## Challenge
Skip the pictures and repeat each line of the data exactly.

## Provided material

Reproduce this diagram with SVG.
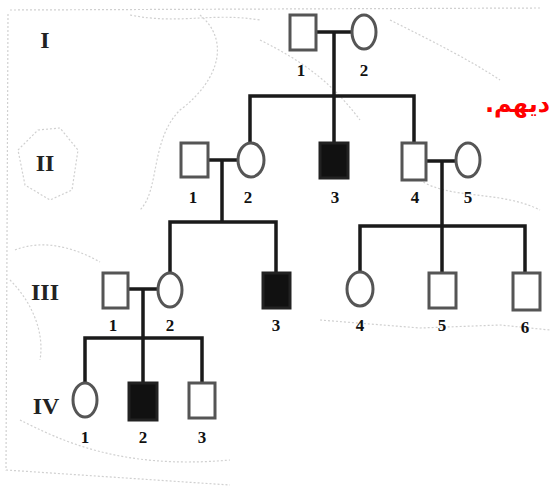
<svg xmlns="http://www.w3.org/2000/svg" width="552" height="493" viewBox="0 0 552 493">
<style>
.ln{stroke:#1a1a1a;stroke-width:3.5;fill:none;stroke-linecap:square}
.sq{fill:#fff;stroke:#555;stroke-width:3}
.af{fill:#111;stroke:#222;stroke-width:3}
.ci{fill:#fff;stroke:#555;stroke-width:3}
.lb{font-family:"Liberation Serif",serif;font-weight:bold;font-size:17px;fill:#111;text-anchor:middle}
.gen{font-family:"Liberation Serif",serif;font-weight:bold;font-size:24px;fill:#222;text-anchor:middle}
.bg{fill:none;stroke:#d0d0d0;stroke-width:1.2;stroke-dasharray:2 2}
</style>
<rect width="552" height="493" fill="#fff"/>
<g id="background">
<path class="bg" d="M10 10 L540 8 M8 14 L6 470 L230 485 M130 15 C180 25 210 12 260 20 M200 15 C230 40 220 80 180 110 C150 140 160 190 140 210 M260 40 C300 60 330 80 360 120 M390 20 C430 40 470 60 500 80 M38 130 L60 128 L78 150 L72 190 L50 200 L25 185 L18 150 Z M15 250 C40 240 70 245 100 262 M10 280 C30 300 45 330 40 360 M20 420 C60 440 120 470 230 460 M320 320 L420 328 L500 325 L550 330 M420 180 C450 200 500 190 540 210"/>
</g>
<g id="generations">
<text class="gen" x="45" y="48">I</text>
<text class="gen" x="45" y="171">II</text>
<text class="gen" x="45" y="300" font-size="20">III</text>
<text class="gen" x="46" y="414" font-size="22">IV</text>
</g>
<g id="connectors">
<path class="ln" d="M316 32 H352 M334 32 V96 M250 96 H414 M250 96 V142 M334 96 V142 M414 96 V142"/>
<path class="ln" d="M208 160 H237 M222 160 V222 M170 222 H276 M170 222 V272 M276 222 V272"/>
<path class="ln" d="M426 161 H456 M442 161 V226 M360 226 H525 M360 226 V272 M442 226 V272 M525 226 V272"/>
<path class="ln" d="M128 289 H158 M143 289 V338 M85 338 H202 M85 338 V383 M143 338 V382 M202 338 V382"/>
</g>
<g id="I-1"><rect class="sq" x="290" y="15" width="26" height="35"/><text class="lb" x="301" y="76">1</text></g>
<g id="I-2"><ellipse class="ci" cx="364" cy="32" rx="12" ry="17"/><text class="lb" x="364" y="76">2</text></g>
<g id="II-1"><rect class="sq" x="181" y="143" width="27" height="34"/><text class="lb" x="193" y="203">1</text></g>
<g id="II-2"><ellipse class="ci" cx="251" cy="160" rx="13" ry="17"/><text class="lb" x="248" y="203">2</text></g>
<g id="II-3"><rect class="af" x="320" y="143" width="28" height="35"/><text class="lb" x="335" y="203">3</text></g>
<g id="II-4"><rect class="sq" x="402" y="143" width="24" height="37"/><text class="lb" x="415" y="203">4</text></g>
<g id="II-5"><ellipse class="ci" cx="468" cy="160" rx="12" ry="17"/><text class="lb" x="468" y="203">5</text></g>
<g id="III-1"><rect class="sq" x="103" y="273" width="25" height="35"/><text class="lb" x="113" y="331">1</text></g>
<g id="III-2"><ellipse class="ci" cx="170" cy="290" rx="12" ry="17"/><text class="lb" x="170" y="331">2</text></g>
<g id="III-3"><rect class="af" x="263" y="273" width="27" height="35"/><text class="lb" x="276" y="331">3</text></g>
<g id="III-4"><ellipse class="ci" cx="360" cy="289" rx="13" ry="17"/><text class="lb" x="360" y="331">4</text></g>
<g id="III-5"><rect class="sq" x="429" y="273" width="27" height="35"/><text class="lb" x="442" y="331">5</text></g>
<g id="III-6"><rect class="sq" x="513" y="273" width="27" height="37"/><text class="lb" x="525" y="333">6</text></g>
<g id="IV-1"><ellipse class="ci" cx="85" cy="400" rx="12" ry="17"/><text class="lb" x="85" y="443">1</text></g>
<g id="IV-2"><rect class="af" x="129" y="383" width="28" height="37"/><text class="lb" x="143" y="443">2</text></g>
<g id="IV-3"><rect class="sq" x="189" y="383" width="26" height="35"/><text class="lb" x="202" y="443">3</text></g>
<text x="550" y="112" direction="rtl" text-anchor="start" font-family="'DejaVu Sans',sans-serif" font-weight="bold" font-size="24" fill="#ff0000">ديهم.</text>
</svg>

## Result of the task
Reproduce this diagram with SVG.
<svg xmlns="http://www.w3.org/2000/svg" width="552" height="493" viewBox="0 0 552 493">
<style>
.ln{stroke:#1a1a1a;stroke-width:3.5;fill:none;stroke-linecap:square}
.sq{fill:#fff;stroke:#555;stroke-width:3}
.af{fill:#111;stroke:#222;stroke-width:3}
.ci{fill:#fff;stroke:#555;stroke-width:3}
.lb{font-family:"Liberation Serif",serif;font-weight:bold;font-size:17px;fill:#111;text-anchor:middle}
.gen{font-family:"Liberation Serif",serif;font-weight:bold;font-size:24px;fill:#222;text-anchor:middle}
.bg{fill:none;stroke:#d0d0d0;stroke-width:1.2;stroke-dasharray:2 2}
</style>
<rect width="552" height="493" fill="#fff"/>
<g id="background">
<path class="bg" d="M10 10 L540 8 M8 14 L6 470 L230 485 M130 15 C180 25 210 12 260 20 M200 15 C230 40 220 80 180 110 C150 140 160 190 140 210 M260 40 C300 60 330 80 360 120 M390 20 C430 40 470 60 500 80 M38 130 L60 128 L78 150 L72 190 L50 200 L25 185 L18 150 Z M15 250 C40 240 70 245 100 262 M10 280 C30 300 45 330 40 360 M20 420 C60 440 120 470 230 460 M320 320 L420 328 L500 325 L550 330 M420 180 C450 200 500 190 540 210"/>
</g>
<g id="generations">
<text class="gen" x="45" y="48">I</text>
<text class="gen" x="45" y="171">II</text>
<text class="gen" x="45" y="300" font-size="20">III</text>
<text class="gen" x="46" y="414" font-size="22">IV</text>
</g>
<g id="connectors">
<path class="ln" d="M316 32 H352 M334 32 V96 M250 96 H414 M250 96 V142 M334 96 V142 M414 96 V142"/>
<path class="ln" d="M208 160 H237 M222 160 V222 M170 222 H276 M170 222 V272 M276 222 V272"/>
<path class="ln" d="M426 161 H456 M442 161 V226 M360 226 H525 M360 226 V272 M442 226 V272 M525 226 V272"/>
<path class="ln" d="M128 289 H158 M143 289 V338 M85 338 H202 M85 338 V383 M143 338 V382 M202 338 V382"/>
</g>
<g id="I-1"><rect class="sq" x="290" y="15" width="26" height="35"/><text class="lb" x="301" y="76">1</text></g>
<g id="I-2"><ellipse class="ci" cx="364" cy="32" rx="12" ry="17"/><text class="lb" x="364" y="76">2</text></g>
<g id="II-1"><rect class="sq" x="181" y="143" width="27" height="34"/><text class="lb" x="193" y="203">1</text></g>
<g id="II-2"><ellipse class="ci" cx="251" cy="160" rx="13" ry="17"/><text class="lb" x="248" y="203">2</text></g>
<g id="II-3"><rect class="af" x="320" y="143" width="28" height="35"/><text class="lb" x="335" y="203">3</text></g>
<g id="II-4"><rect class="sq" x="402" y="143" width="24" height="37"/><text class="lb" x="415" y="203">4</text></g>
<g id="II-5"><ellipse class="ci" cx="468" cy="160" rx="12" ry="17"/><text class="lb" x="468" y="203">5</text></g>
<g id="III-1"><rect class="sq" x="103" y="273" width="25" height="35"/><text class="lb" x="113" y="331">1</text></g>
<g id="III-2"><ellipse class="ci" cx="170" cy="290" rx="12" ry="17"/><text class="lb" x="170" y="331">2</text></g>
<g id="III-3"><rect class="af" x="263" y="273" width="27" height="35"/><text class="lb" x="276" y="331">3</text></g>
<g id="III-4"><ellipse class="ci" cx="360" cy="289" rx="13" ry="17"/><text class="lb" x="360" y="331">4</text></g>
<g id="III-5"><rect class="sq" x="429" y="273" width="27" height="35"/><text class="lb" x="442" y="331">5</text></g>
<g id="III-6"><rect class="sq" x="513" y="273" width="27" height="37"/><text class="lb" x="525" y="333">6</text></g>
<g id="IV-1"><ellipse class="ci" cx="85" cy="400" rx="12" ry="17"/><text class="lb" x="85" y="443">1</text></g>
<g id="IV-2"><rect class="af" x="129" y="383" width="28" height="37"/><text class="lb" x="143" y="443">2</text></g>
<g id="IV-3"><rect class="sq" x="189" y="383" width="26" height="35"/><text class="lb" x="202" y="443">3</text></g>
<text x="550" y="112" direction="rtl" text-anchor="start" font-family="'DejaVu Sans',sans-serif" font-weight="bold" font-size="24" fill="#ff0000">ديهم.</text>
</svg>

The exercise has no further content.